„Three Lions“ stecken fest: Englands neue Mittelmäßigkeit
London (dpa) - Roy Hodgsons Trainerzeit in England ist bislang vor allem von einem geprägt: Mittelmäßigkeit. Parade-Beispiel dafür war das 1:1 (1:0) in Montenegro. Einer tollen ersten Halbzeit folgte eine katastrophale zweite Spielhälfte.
Der Trainer-Diplomat Hodgson fand das aber gar nicht dramatisch und sprach von einem „nicht explizit schlimmen Ergebnis“. Denn: „Es liegt immer noch in unseren Händen.“
Das ist zwar nicht falsch. Schließlich leisten sich die „Three Lions“ keine Blamagen und sind in ihrer WM-Qualifikationsgruppe H noch unbesiegt. Aber nach drei Unentschieden ist die Lage als Gruppenzweiter hinter den frechen Montenegrinern heikel - anders gesagt: die Mittelmäßigkeit unter Hodgson ist gefährlich.
Englands Presse sparte sich ihren üblichen Spott und litt eher mit. „Verdammt!“, fluchte die „Sun“. Der „Daily Mirror“ warnte: „Noch irgendein Fehler - und wir könnten in der Play-off-Lotterie landen.“ Der „Times“-Reporter diagnostizierte die alte englische Fußball-Krankheit, unter Druck Angst zu bekommen. Er konnte die zweite Hälfte kaum mitansehen: „Es war, als würde man einen alten Film zum x-ten Mal gucken und sich dabei zu überzeugen versuchen, dass es dieses Mal anders ausgeht.“
Der „Independent“ kritisierte indirekt allerdings den oftmals glanzlosen Hodgson, indem er sogar wehmütig an den ungeliebten Ex-Coach Capello erinnerte: „Eine Spielergeneration, die von Fabio Capello zu den letzten zwei Turnieren geführt wurde, verliert ihre alten Kräfte, mit dem Druck umzugehen, wenn es zählt.“ Capello verlieh Englands Löwen eine arrogante, bissige Aura. Nun wirken sie geradezu handzahm und von der Angst befallen, zu versagen.
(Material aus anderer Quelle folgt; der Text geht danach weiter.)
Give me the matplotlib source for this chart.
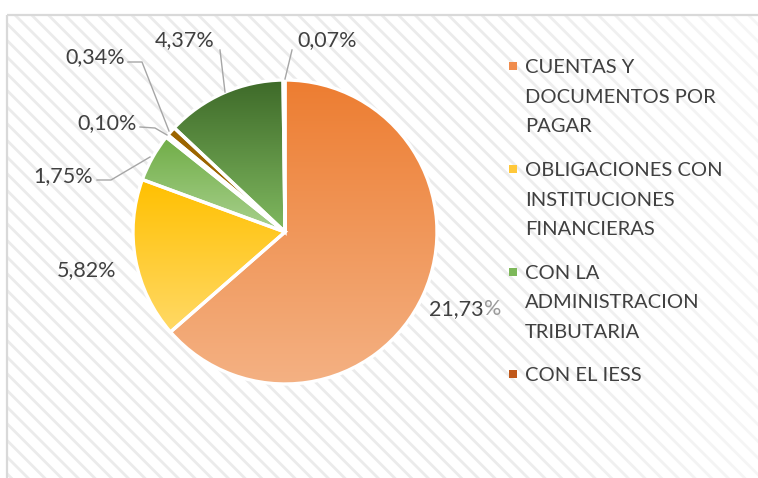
import matplotlib
matplotlib.use("Agg")
import matplotlib.pyplot as plt
import numpy as np
from matplotlib.colors import LinearSegmentedColormap
from matplotlib.patches import Rectangle

# ---- data ----
values = [21.73, 5.82, 1.75, 0.10, 0.34, 4.37, 0.07]
value_labels = ["21,73%", "5,82%", "1,75%", "0,10%", "0,34%", "4,37%", "0,07%"]
legend_labels = ["CUENTAS Y\nDOCUMENTOS POR\nPAGAR",
                 "OBLIGACIONES CON\nINSTITUCIONES\nFINANCIERAS",
                 "CON LA\nADMINISTRACION\nTRIBUTARIA",
                 "CON EL IESS"]

# ---- styles ----
grad_top = ["#ED7D31", "#FFC000", "#70AD47", "#C55A11", "#9C6500", "#3E6A29", "#264478"]
grad_bot = ["#F4B183", "#FFD966", "#A9D18E", "#C55A11", "#9C6500", "#80B960", "#264478"]
legend_colors = ["#F08C4D", "#FFC83A", "#7DB85A", "#C0581A"]
txt_color = "#404040"
FONT = "Lato"

W, H = 758, 478
fig = plt.figure(figsize=(W / 100, H / 100), dpi=100)
ax = fig.add_axes([0, 0, 1, 1])
plt.rcParams['hatch.linewidth'] = 2.0

def Y(y):
    return H - y

# background
bg = Rectangle((7, 0), W - 7, Y(15), facecolor="white", edgecolor="#EBEBEB",
               hatch="\\\\", linewidth=0, zorder=-5)
ax.add_patch(bg)
fade = np.linspace(0, 0.55, 256)[None, :]
fade_rgba = np.ones((1, 256, 4))
fade_rgba[..., 3] = fade
ax.imshow(fade_rgba, extent=(470, W, 0, Y(15)), aspect="auto", zorder=-4)
ax.plot([7, 7], [0, Y(15)], color="#D9D9D9", lw=1.6, zorder=-3, solid_capstyle="butt")
ax.plot([7, W], [Y(15), Y(15)], color="#D9D9D9", lw=1.6, zorder=-3, solid_capstyle="butt")

cx, cy, R = 285, Y(232), 152
wedges, _ = ax.pie(values, startangle=90, counterclock=False, center=(cx, cy),
                   radius=R, colors=grad_top, frame=True,
                   wedgeprops=dict(edgecolor="white", linewidth=2.4))

for w, ct, cb in zip(wedges, grad_top, grad_bot):
    ext = w.get_path().get_extents()
    cmap = LinearSegmentedColormap.from_list("g", [cb, ct])
    grad = np.linspace(0, 1, 256)[:, None]
    im = ax.imshow(grad, cmap=cmap, extent=(ext.x0, ext.x1, ext.y0, ext.y1),
                   origin="lower", aspect="auto", zorder=0.5, interpolation="bilinear")
    im.set_clip_path(w)
    w.set_facecolor("none")
    w.set_zorder(2)

# data labels with leader lines
label_pos = [(471, 307), (87, 268), (63, 174), (107, 121), (95, 55), (185, 38), (327, 38)]
leaders = [None, None,
           [(97, 180), (111, 180), (150, 157)],
           [(140, 127), (155, 128), (167, 135)],
           [(128, 62), (142, 62), (169, 131)],
           [(220, 50), (225, 92)],
           [(292, 50), (285, 79)]]
for k, (lab, (x, y), ld) in enumerate(zip(value_labels, label_pos, leaders)):
    if k == 0:
        # the reference draws the % sign of this label in a lighter grey
        ax.text(x + 13, Y(y), lab[:-1], ha="right", va="center_baseline", fontsize=15.5,
                color=txt_color, family=FONT, zorder=5)
        ax.text(x + 13, Y(y), lab[-1], ha="left", va="center_baseline", fontsize=15.5,
                color="#9A9A9A", family=FONT, zorder=5)
    else:
        ax.text(x, Y(y), lab, ha="center", va="center_baseline", fontsize=15.5,
                color=txt_color, family=FONT, zorder=5)
    if ld:
        xs = [p[0] for p in ld]
        ys = [Y(p[1]) for p in ld]
        ax.plot(xs, ys, color="#A6A6A6", lw=1.0, zorder=4)

# legend
leg_y = [66, 169, 272, 374]
line_gap = 29.5
for lab, c, y in zip(legend_labels, legend_colors, leg_y):
    ax.add_patch(Rectangle((509, Y(y) - 4), 8, 8, facecolor=c, edgecolor="none", zorder=5))
    for i, line in enumerate(lab.split("\n")):
        ax.text(525, Y(y + i * line_gap), line, ha="left", va="center_baseline",
                fontsize=14.5, color=txt_color, family=FONT, zorder=5)

ax.set_xlim(0, W)
ax.set_ylim(0, H)
ax.set_aspect("equal")
ax.axis("off")
fig.savefig("out.png", dpi=100)
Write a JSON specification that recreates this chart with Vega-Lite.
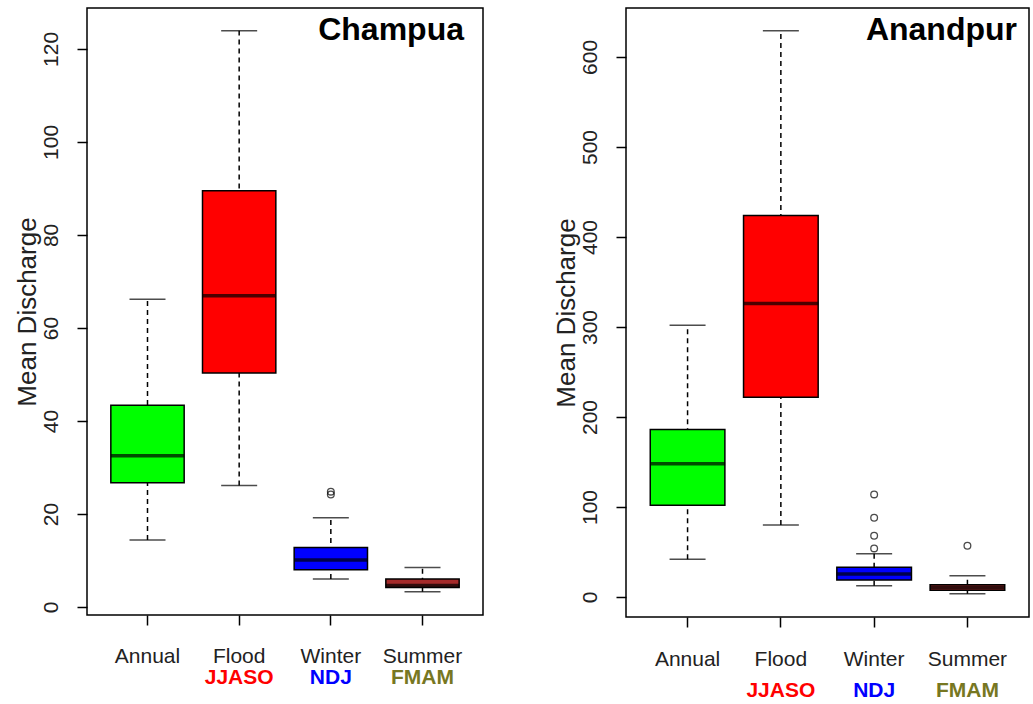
{
  "$schema": "https://vega.github.io/schema/vega-lite/v6.json",
  "background": "white",
  "padding": {"left": 13, "top": 7, "right": 0, "bottom": 0},
  "config": {
    "view": {"stroke": "black", "strokeWidth": 1.5},
    "font": "Liberation Sans",
    "axis": {"labelFont": "Liberation Sans", "titleFont": "Liberation Sans", "grid": false}
  },
  "datasets": {
    "champua": [
      {"season": "Annual", "lo": 14.4, "q1": 26.7, "med": 32.5, "q3": 43.4, "hi": 66.2},
      {"season": "Flood", "lo": 26.1, "q1": 50.3, "med": 66.9, "q3": 89.5, "hi": 123.9},
      {"season": "Winter", "lo": 6.0, "q1": 8.0, "med": 10.1, "q3": 12.8, "hi": 19.2},
      {"season": "Summer", "lo": 3.3, "q1": 4.2, "med": 4.6, "q3": 6.0, "hi": 8.5}
    ],
    "champua_out": [
      {"season": "Winter", "value": 24.2},
      {"season": "Winter", "value": 24.8}
    ],
    "anandpur": [
      {"season": "Annual", "lo": 42, "q1": 102, "med": 148, "q3": 186, "hi": 302},
      {"season": "Flood", "lo": 80, "q1": 222, "med": 326, "q3": 424, "hi": 629},
      {"season": "Winter", "lo": 12.6, "q1": 19, "med": 25.6, "q3": 33, "hi": 48},
      {"season": "Summer", "lo": 3.7, "q1": 7.5, "med": 10.5, "q3": 13.5, "hi": 23.7}
    ],
    "anandpur_out": [
      {"season": "Winter", "value": 54},
      {"season": "Winter", "value": 68},
      {"season": "Winter", "value": 88},
      {"season": "Winter", "value": 114},
      {"season": "Summer", "value": 57}
    ]
  },
  "bounds": "flush",
  "spacing": 143,
  "hconcat": [
    {
      "width": 396,
      "height": 607,
      "title": {"text": "Champua", "anchor": "end", "orient": "top", "frame": "group", "offset": -39, "dx": -19, "fontSize": 32, "fontWeight": "bold", "font": "Liberation Sans", "color": "black"},
      "resolve": {"axis": {"x": "independent", "y": "independent"}},
      "layer": [
        {
          "data": {"name": "champua"},
          "mark": {"type": "rule", "strokeDash": [5, 4], "strokeWidth": 1.5, "color": "black"},
          "encoding": {
            "x": {"field": "season", "type": "nominal", "sort": ["Annual", "Flood", "Winter", "Summer"],
                  "scale": {"paddingInner": 0.2, "paddingOuter": 0.26},
                  "axis": {"orient": "bottom", "title": null, "labelAngle": 0, "domain": false, "tickSize": 10, "tickWidth": 1.5, "tickColor": "black", "labelFontSize": 21, "labelColor": "#222", "labelPadding": 20}},
            "y": {"field": "lo", "type": "quantitative", "scale": {"domain": [-1.72, 128.8], "nice": false, "zero": false},
                  "axis": {"orient": "left", "values": [0, 20, 40, 60, 80, 100, 120], "title": "Mean Discharge", "titleFontSize": 26, "titleFontWeight": "normal", "titleColor": "#222", "titlePadding": 0, "labelAngle": 270, "labelAlign": "center", "labelBaseline": "alphabetic", "labelPadding": 20, "labelFontSize": 21, "labelColor": "#222", "tickSize": 10, "tickWidth": 1.5, "tickColor": "black", "domain": false}},
            "y2": {"field": "hi"}
          }
        },
        {
          "data": {"name": "champua"},
          "mark": {"type": "tick", "size": 36, "thickness": 1.5, "color": "black"},
          "encoding": {
            "x": {"field": "season", "type": "nominal", "sort": ["Annual", "Flood", "Winter", "Summer"], "axis": null},
            "y": {"field": "hi", "type": "quantitative", "axis": null}
          }
        },
        {
          "data": {"name": "champua"},
          "mark": {"type": "tick", "size": 36, "thickness": 1.5, "color": "black"},
          "encoding": {
            "x": {"field": "season", "type": "nominal", "sort": ["Annual", "Flood", "Winter", "Summer"], "axis": null},
            "y": {"field": "lo", "type": "quantitative", "axis": null}
          }
        },
        {
          "data": {"name": "champua"},
          "mark": {"type": "bar", "stroke": "black", "strokeWidth": 1.5},
          "encoding": {
            "x": {"field": "season", "type": "nominal", "sort": ["Annual", "Flood", "Winter", "Summer"],
                  "axis": {"orient": "bottom", "title": null, "labelAngle": 0, "domain": false, "ticks": false, "tickSize": 0, "labelPadding": 51, "labelFontSize": 21, "labelFontWeight": "bold",
                           "labelExpr": "datum.value === 'Flood' ? 'JJASO' : datum.value === 'Winter' ? 'NDJ' : datum.value === 'Summer' ? 'FMAM' : ''",
                           "labelColor": {"condition": [{"test": "datum.value === 'Flood'", "value": "#ff0000"}, {"test": "datum.value === 'Winter'", "value": "#0000ff"}], "value": "#777722"}}},
            "y": {"field": "q1", "type": "quantitative", "axis": null},
            "y2": {"field": "q3"},
            "fill": {"field": "season", "type": "nominal", "legend": null,
                     "scale": {"domain": ["Annual", "Flood", "Winter", "Summer"], "range": ["#00ff00", "#ff0000", "#0000ff", "#a52a2a"]}}
          }
        },
        {
          "data": {"name": "champua"},
          "mark": {"type": "tick", "size": 73, "thickness": 3.5, "color": "black"},
          "encoding": {
            "x": {"field": "season", "type": "nominal", "sort": ["Annual", "Flood", "Winter", "Summer"], "axis": null},
            "y": {"field": "med", "type": "quantitative", "axis": null}
          }
        },
        {
          "data": {"name": "champua_out"},
          "mark": {"type": "point", "shape": "circle", "filled": false, "size": 45, "strokeWidth": 1.3, "color": "black"},
          "encoding": {
            "x": {"field": "season", "type": "nominal", "sort": ["Annual", "Flood", "Winter", "Summer"], "axis": null},
            "y": {"field": "value", "type": "quantitative", "axis": null}
          }
        }
      ]
    },
    {
      "width": 403,
      "height": 609,
      "title": {"text": "Anandpur", "anchor": "end", "orient": "top", "frame": "group", "offset": -39, "dx": -12, "fontSize": 32, "fontWeight": "bold", "font": "Liberation Sans", "color": "black"},
      "resolve": {"axis": {"x": "independent", "y": "independent"}},
      "layer": [
        {
          "data": {"name": "anandpur"},
          "mark": {"type": "rule", "strokeDash": [5, 4], "strokeWidth": 1.5, "color": "black"},
          "encoding": {
            "x": {"field": "season", "type": "nominal", "sort": ["Annual", "Flood", "Winter", "Summer"],
                  "scale": {"paddingInner": 0.2, "paddingOuter": 0.26},
                  "axis": {"orient": "bottom", "title": null, "labelAngle": 0, "domain": false, "tickSize": 10, "tickWidth": 1.5, "tickColor": "black", "labelFontSize": 21, "labelColor": "#222", "labelPadding": 21}},
            "y": {"field": "lo", "type": "quantitative", "scale": {"domain": [-22.2, 654.4], "nice": false, "zero": false},
                  "axis": {"orient": "left", "values": [0, 100, 200, 300, 400, 500, 600], "title": "Mean Discharge", "titleFontSize": 26, "titleFontWeight": "normal", "titleColor": "#222", "titlePadding": 0, "labelAngle": 270, "labelAlign": "center", "labelBaseline": "alphabetic", "labelPadding": 20, "labelFontSize": 21, "labelColor": "#222", "tickSize": 10, "tickWidth": 1.5, "tickColor": "black", "domain": false}},
            "y2": {"field": "hi"}
          }
        },
        {
          "data": {"name": "anandpur"},
          "mark": {"type": "tick", "size": 36, "thickness": 1.5, "color": "black"},
          "encoding": {
            "x": {"field": "season", "type": "nominal", "sort": ["Annual", "Flood", "Winter", "Summer"], "axis": null},
            "y": {"field": "hi", "type": "quantitative", "axis": null}
          }
        },
        {
          "data": {"name": "anandpur"},
          "mark": {"type": "tick", "size": 36, "thickness": 1.5, "color": "black"},
          "encoding": {
            "x": {"field": "season", "type": "nominal", "sort": ["Annual", "Flood", "Winter", "Summer"], "axis": null},
            "y": {"field": "lo", "type": "quantitative", "axis": null}
          }
        },
        {
          "data": {"name": "anandpur"},
          "mark": {"type": "bar", "stroke": "black", "strokeWidth": 1.5},
          "encoding": {
            "x": {"field": "season", "type": "nominal", "sort": ["Annual", "Flood", "Winter", "Summer"],
                  "axis": {"orient": "bottom", "title": null, "labelAngle": 0, "domain": false, "ticks": false, "tickSize": 0, "labelPadding": 62, "labelFontSize": 21, "labelFontWeight": "bold",
                           "labelExpr": "datum.value === 'Flood' ? 'JJASO' : datum.value === 'Winter' ? 'NDJ' : datum.value === 'Summer' ? 'FMAM' : ''",
                           "labelColor": {"condition": [{"test": "datum.value === 'Flood'", "value": "#ff0000"}, {"test": "datum.value === 'Winter'", "value": "#0000ff"}], "value": "#777722"}}},
            "y": {"field": "q1", "type": "quantitative", "axis": null},
            "y2": {"field": "q3"},
            "fill": {"field": "season", "type": "nominal", "legend": null,
                     "scale": {"domain": ["Annual", "Flood", "Winter", "Summer"], "range": ["#00ff00", "#ff0000", "#0000ff", "#a52a2a"]}}
          }
        },
        {
          "data": {"name": "anandpur"},
          "mark": {"type": "tick", "size": 75, "thickness": 3.5, "color": "black"},
          "encoding": {
            "x": {"field": "season", "type": "nominal", "sort": ["Annual", "Flood", "Winter", "Summer"], "axis": null},
            "y": {"field": "med", "type": "quantitative", "axis": null}
          }
        },
        {
          "data": {"name": "anandpur_out"},
          "mark": {"type": "point", "shape": "circle", "filled": false, "size": 45, "strokeWidth": 1.3, "color": "black"},
          "encoding": {
            "x": {"field": "season", "type": "nominal", "sort": ["Annual", "Flood", "Winter", "Summer"], "axis": null},
            "y": {"field": "value", "type": "quantitative", "axis": null}
          }
        }
      ]
    }
  ]
}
Dabei hatten sie so furios losgelegt im Hexenkessel von Podgorica: In der sechsten Minute ließ Superstar Wayne Rooney 12 000 Zuschauer mit dem 1:0 verstummen. Ein Top-Team hätte nachgelegt, der Weltmeister von 1966 verlor aber den Faden und war am Ende mit dem 1:1 durch Dejan Damjanovic (76.) gut bedient. Die stolzen Montenegriner feierten sich entsprechend: „Der Punkt ist Gold wert“, meinte Kapitän Mirko Vucinic. „Eine Sternennacht! Montenegro hat England zermalmt“ schrieb die Zeitung „Vijesti“ und prophezeite: „Der Heldenpunkt führt nach Brasilien.“
Hodgson hatte Ende November in Brasilien schon mal potenzielle Quartiere für den Weltranglisten-Vierten begutachtet und sogar mit dem WM-Titel geliebäugelt - etwas vorschnell? Kapitän Steven Gerrard mahnte nun extrem niedergeschlagen an: „Wir müssen jetzt alle unsere Spiele gewinnen. Wir brauchen definitiv die drei Punkte in der Ukraine und wir brauchen perfekte Resultate zu Hause.“ Noch dreimal tritt die Hodgson-Elf in Wembley an: gegen Moldawien, Montenegro und Polen.
Die Amtszeiten der Liverpool-Legende Gerrard als Löwen-Captain waren bisher nie von sportlichem Glück verfolgt. Er und Rooney sind derzeit die einzigen echten Weltklasse-Spieler im England-Dress. Um sie herum stehen im Team jede Menge Akteure, die in ihren Vereinen nur Teilzeitkräfte sind - wie die Manchester-United-Profis Danny Welbeck und Ashley Young oder Innenverteidiger Joleon Lescott von Manchester City. Mit der irren Kommerzialisierung der Premier League wurden die vielen teuren Ausländer auf die Insel geschwemmt und der eigene Nachwuchs sträflich vernachlässigt. Als Quittung ist diese englische Nationalelf wohl nicht mehr und nicht weniger als mittelmäßig.